October 18, 2003
Haus der Festspiele

Reunited - and it feels so good

Param Vir's Ion at the Festwochen


Param Vir


David Lan - Libretto
Michael McCarthy - Director
Michael Rafferty - Conductor
musikFabrik NRW
Simon Banham - Stage design
Ace McCarron - Lights

Michael Bennett - Tenor (Ion)
Rita Cullis - Soprano (Creusa)
Martin Robson - Bass (Xuthus)
Mark Richardson - Bass baritone (old servant)
Gwion Thomas - Baritone (Hermes, young servant)
Nuala Willis - Mezzosoprano (Pythia)
Lousie Walsh - Soprano (Athene)
Giselle Minns, Tara Harrison - Soprano
Trine Bastrup Møller, Alison Kettlewell, Emily Bauer-Jones - Mezzosoprano (servants of Creusa)
Henry Ward - Pianist

Leserbrief/readers comment Druckversion/printversion

Reunited - and it feels so good

Param Vir's Ion at the Festwochen

by Nancy Chapple / Fotos: Kai Bienert

Usually when this reviewer attends a musical performance, she finds herself agreeing with the audience consensus that can be felt by taking the room temperature - fascinating, disappointing, a mix. It's then her task to articulate just what made it that way. But at the second and last performance of Param Vir's new opera Ion at the Berliner Festspiele, the audience seemed mightily displeased - and I loved the work. How could this happen? It seems the Berlin audience was disturbed by the work's direct simplicity; a woman near me called the ending "tacky". Can one read something there about a sophisticated audience's lack of capacity for wonder?

The audience was small, and scattered throughout the hall at the Haus der Berliner Festspiele with its endlessly long rows of seats. Brass and bass drum communicate a sense of drama - and foreboding. A messenger tells us how Creusa was compelled to abandon her newborn son in a cave. We immediately take to the abandoned son Ion (Michael Bennett), who, after being found and brought up by a priestess at the Temple of Apollo, has become a temple guard: he's open, naive, curious, proud of his job, and his tenor voice is high, flexible, expressive.

The set is simple: a staircase of ten steps that gets pushed to different angles, a slit of light in varying luminescent colors that grows and shrinks to suggest the break of day or a drastic change in mood.


The role of the chorus in this modern Greek drama is resolved beautifully - five agile young women (two sopranos, three mezzos) with long hair in strict buns, dressed in black with long shawls. They reflect the female psyche of the woman they serve, and share her pain at her childlessness (as her husband believes) or forced abandonment of her infant son (as she herself knows). They do not lament. Early on, they act more than sing: they lean forward together listening to Creusa, they look critically at a newcomer on the stage. At later moments, they weave complex vocal textures, for instance when describing that the children of a mortal and a god are unhappy. There's a beautiful moment where the five voices combine with a xylophone and a few claps to wish "women's" revenge on Ion.

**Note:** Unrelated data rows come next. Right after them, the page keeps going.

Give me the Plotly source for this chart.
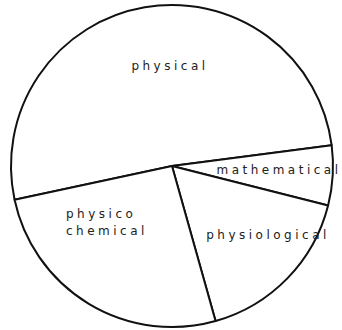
import plotly.graph_objects as go

# Share of each branch, listed clockwise starting with the largest slice
labels = ["physical", "mathematical", "physiological", "physico chemical"]
values = [51.3, 6.0, 16.7, 26.0]

# Label lines with their anchor points in paper coordinates (x, y, xanchor)
label_lines = [
    ("physical", 169.5 / 342, 1 - 65.5 / 330, "center"),
    ("mathematical", 279 / 342, 1 - 170 / 330, "center"),
    ("physiological", 268 / 342, 1 - 235 / 330, "center"),
    ("physico", 64 / 342, 1 - 214 / 330, "left"),
    ("chemical", 64 / 342, 1 - 231 / 330, "left"),
]

fig = go.Figure(
    go.Pie(
        labels=labels,
        values=values,
        sort=False,
        direction="clockwise",
        rotation=-102.1,
        textinfo="none",
        hoverinfo="skip",
        marker=dict(colors=["white"] * len(labels), line=dict(color="#111111", width=2)),
        domain=dict(x=[11 / 342, 333 / 342], y=[3 / 330, 325 / 330]),
        showlegend=False,
    )
)

for text, x, y, anchor in label_lines:
    fig.add_annotation(
        x=x, y=y, xref="paper", yref="paper",
        text=text,
        showarrow=False,
        width=150,
        xanchor=anchor, yanchor="middle", align=anchor,
        font=dict(family="DejaVu Sans", size=12, color="#222222"),
    )

fig.update_layout(
    width=342, height=330,
    margin=dict(l=0, r=0, t=0, b=0),
    paper_bgcolor="white",
    plot_bgcolor="white",
)

# Widen the lettering of the slice labels
spacing_js = """
document.querySelectorAll('.annotation-text').forEach(function (t) {
    t.style.letterSpacing = '3.5px';
});
"""

fig.write_html("out.html", config={"displayModeBar": False}, post_script=spacing_js)
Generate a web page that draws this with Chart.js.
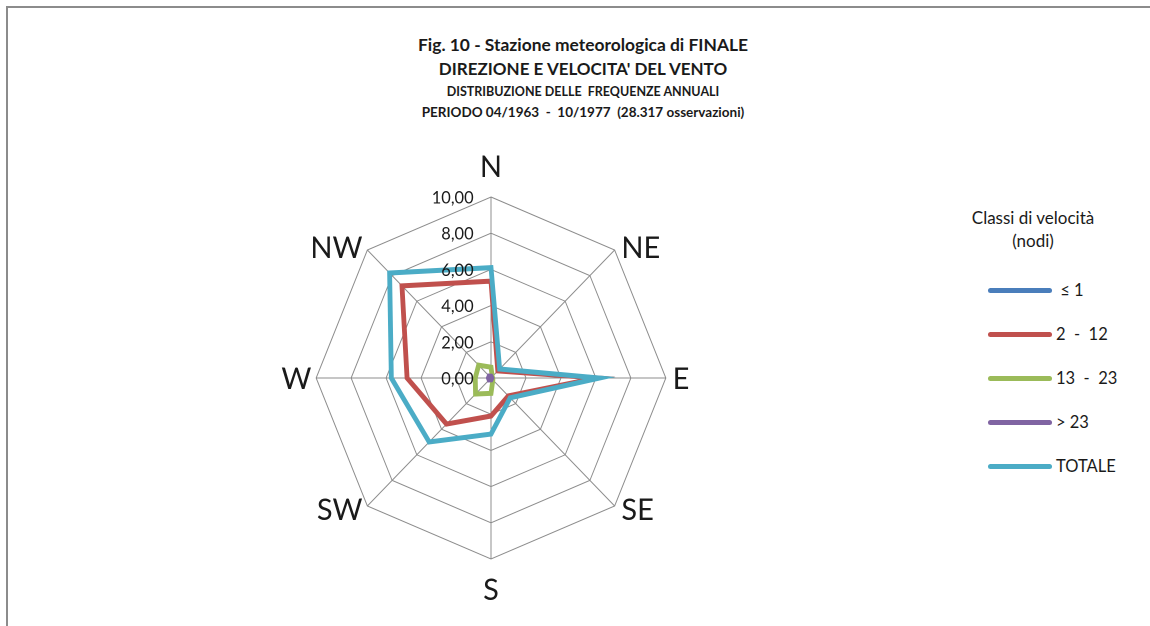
<!DOCTYPE html>
<html lang="it">
<head>
<meta charset="utf-8">
<title>Fig. 10 - Stazione meteorologica di FINALE</title>
<script src="https://cdn.jsdelivr.net/npm/chart.js@4.4.1/dist/chart.umd.min.js"></script>
<style>
  html, body { margin: 0; padding: 0; background: #ffffff; }
  body { width: 1150px; height: 626px; position: relative; overflow: hidden; font-family: Lato, "Open Sans", sans-serif; color: #1a1a1a; }
  .frame { position: absolute; left: 6px; top: 6px; right: -4px; bottom: -4px; border-top: 2px solid #8c8c8c; border-left: 2px solid #8c8c8c; }
  .title { position: absolute; left: 383px; width: 400px; text-align: center; font-weight: bold; white-space: pre; line-height: 1.2; }
  #chartBox { position: absolute; left: 191px; top: 147px; width: 600px; height: 462px; }
  .legend { position: absolute; left: 940px; top: 206px; width: 170px; }
  .legend-title { text-align: center; font-size: 17px; line-height: 23px; margin-left: 16px; }
  .legend-item { position: absolute; left: 48px; height: 20px; display: flex; align-items: center; font-size: 16.5px; white-space: pre; }
  .legend-item .swatch { width: 64px; height: 5px; border-radius: 3px; margin-right: 4px; }
</style>
</head>
<body>
<div class="frame"></div>
<div class="title" style="top:35px;font-size:17.4px;">Fig. 10 - Stazione meteorologica di FINALE</div>
<div class="title" style="top:59px;font-size:17px;">DIREZIONE E VELOCITA' DEL VENTO</div>
<div class="title" style="top:84px;font-size:12.5px;">DISTRIBUZIONE DELLE  FREQUENZE ANNUALI</div>
<div class="title" style="top:104px;font-size:13.5px;">PERIODO 04/1963  -  10/1977  (28.317 osservazioni)</div>

<div id="chartBox"><canvas id="rose"></canvas></div>
<div class="legend" id="legend"></div>

<script>
// Wind directions (compass sectors)
const directions = ['N', 'NE', 'E', 'SE', 'S', 'SW', 'W', 'NW'];

// Annual frequency (%) per speed class, in sector order N..NW
const calm     = [0, 0, 0, 0, 0, 0, 0, 0];                          // ≤ 1 nodi
const light    = [5.35, 0.55, 6.05, 1.4, 2.1, 3.6, 4.8, 7.2];        // 2 - 12 nodi
const moderate = [0.6, 0.1, 0.1, 0.15, 0.85, 1.25, 0.9, 1.0];        // 13 - 23 nodi
const strong   = [0.1, 0.05, 0.05, 0.05, 0.1, 0.15, 0.15, 0.15];     // > 23 nodi
const total    = [6.1, 0.7, 6.2, 1.55, 3.1, 5.0, 5.7, 8.2];          // TOTALE

// Radial axis tick values
const tickValues = [0, 2, 4, 6, 8, 10];

const seriesNames = ['\u2264 1', '2  -  12', '13  -  23', '> 23', 'TOTALE'];
const seriesColors = ['#4a7ebb', '#c0504d', '#9bbb59', '#8064a2', '#4bacc6'];
const seriesData = [calm, light, moderate, strong, total];
// later series are painted on top
const drawOrder = [5, 4, 3, 2, 1];

const FONT = 'Lato, "Open Sans", sans-serif';
const fmt = v => v.toFixed(2).replace('.', ',');

// The rose is drawn slightly narrower than tall (horizontal squash about its centre)
const SQUASH_X = 0.966;
const squash = {
  id: 'squash',
  beforeDraw(chart) {
    const cx = chart.scales.r.xCenter;
    const ctx = chart.ctx;
    ctx.save();
    ctx.translate(cx, 0);
    ctx.scale(SQUASH_X, 1);
    ctx.translate(-cx, 0);
  },
  afterDraw(chart) {
    chart.ctx.restore();
  }
};

// Compass labels just outside the outer ring, and value labels left of the north spoke
const roseLabels = {
  id: 'roseLabels',
  afterDraw(chart) {
    const r = chart.scales.r;
    const ctx = chart.ctx;
    const R = r.drawingArea;
    ctx.save();
    ctx.fillStyle = '#1a1a1a';

    ctx.font = '30px ' + FONT;
    chart.data.labels.forEach((lab, i) => {
      const v = r.getPointPosition(i, R);
      const a = v.angle + Math.PI / 2;          // 0 at north, clockwise
      const sx = Math.sin(a), cy = -Math.cos(a);
      const cap = ctx.measureText(lab).actualBoundingBoxAscent;
      ctx.textBaseline = 'alphabetic';
      if (Math.abs(sx) < 0.01) {
        ctx.textAlign = 'center';
        if (cy < 0) ctx.fillText(lab, v.x, v.y - 20);
        else ctx.fillText(lab, v.x, v.y + 19 + cap);
      } else {
        ctx.textAlign = sx > 0 ? 'left' : 'right';
        const x = v.x + (sx > 0 ? 7 : -5);
        const y = v.y + cy * 4 + cap / 2;
        ctx.fillText(lab, x, y);
      }
    });

    ctx.font = '17px ' + FONT;
    ctx.textAlign = 'right';
    ctx.textBaseline = 'middle';
    tickValues.forEach(val => {
      const d = r.getDistanceFromCenterForValue(val);
      ctx.fillText(fmt(val), r.xCenter - 18, r.yCenter - d + 1);
    });
    ctx.restore();
  }
};

const chart = new Chart(document.getElementById('rose'), {
  type: 'radar',
  data: {
    labels: directions,
    datasets: seriesData.map((d, i) => ({
      label: seriesNames[i],
      data: d,
      borderColor: seriesColors[i],
      backgroundColor: 'rgba(0,0,0,0)',
      borderWidth: 5,
      fill: false,
      pointRadius: 0,
      pointHoverRadius: 0,
      borderJoinStyle: 'miter',
      order: drawOrder[i]
    }))
  },
  options: {
    responsive: true,
    maintainAspectRatio: false,
    animation: false,
    devicePixelRatio: 2,
    layout: { padding: { top: 50, bottom: 50, left: 119, right: 119 } },
    plugins: {
      legend: { display: false },
      title: { display: false },
      tooltip: { enabled: false }
    },
    scales: {
      r: {
        min: 0,
        max: 10,
        beginAtZero: true,
        ticks: { stepSize: 2, display: false },
        grid: { color: '#8c8c8c', lineWidth: 1 },
        angleLines: { color: '#8c8c8c', lineWidth: 1 },
        pointLabels: { display: false }
      }
    }
  },
  plugins: [roseLabels, squash]
});

// Legend built from the chart's own datasets
const legend = document.getElementById('legend');
legend.innerHTML = '<div class="legend-title">Classi di velocità<br>(nodi)</div>';
chart.data.datasets.forEach((ds, i) => {
  const item = document.createElement('div');
  item.className = 'legend-item';
  item.style.top = (74 + i * 44) + 'px';
  const sw = document.createElement('span');
  sw.className = 'swatch';
  sw.style.background = ds.borderColor;
  const tx = document.createElement('span');
  tx.textContent = (i === 0 ? ' ' : '') + ds.label;
  item.appendChild(sw);
  item.appendChild(tx);
  legend.appendChild(item);
});
</script>
</body>
</html>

This production was sung in English with German supertitles. The libretto in its translation by David Lam is catchy, and modern: "A trial against Apollo? Someone will lose - and it won't be the god." A comment about men - "They make our lives rigid" - stuck in the ear. One linguistic touch felt corny: Ion gets his name as he is the first young man that Xuthos encounters when he leaves the temple: "From when I first caught sight of you, I had my 'eye on' you".

Many vital issues are touched on. At one point, we feel we have an old and loyal friend of Creusa's on stage with her. He listens, takes her part. And yet it's unsettling when he suggests taking revenge ("on your husband ... on the boy"). What would have happened if he hadn't given that advice? Would the women resort to violence if the men did not incite them to do so? And there are interesting differences between the young and the old: a confused young man, looking to understand who he is and how the pieces fit together contrasted with the certainty of the older characters - a certainty that turns out to be arrogant and misled, stubborn and often wrong.

The dramatic role of the much put-upon mother Creusa was sung by Rita Cullis - who sometimes acted and always sang convincingly.


The transitions between scenes or the last point in a scene were sometimes marked with silence - an unusual effect, as if this better underlined the seriousness of the occasion than a loud passage in the horns. The action is easy to follow - much of it is recounted on stage rather than actually carried out in front of our eyes, but we quickly understand who's who and how they relate. The story is pure, simple, straight, even though it deals with complex emotional reactions, with undercurrents and unexpected turns. The music, on the other hand, is richly textured; supporting the simple story. At moments it is highly dramatic, substituting for real action on the stage.

The ending is unrelentingly positive and affirmative. Unusually enough, things work out for Creusa and Ion, and by extension for all around them. The visual effects are in a glowing gold, and good wins. I loved it.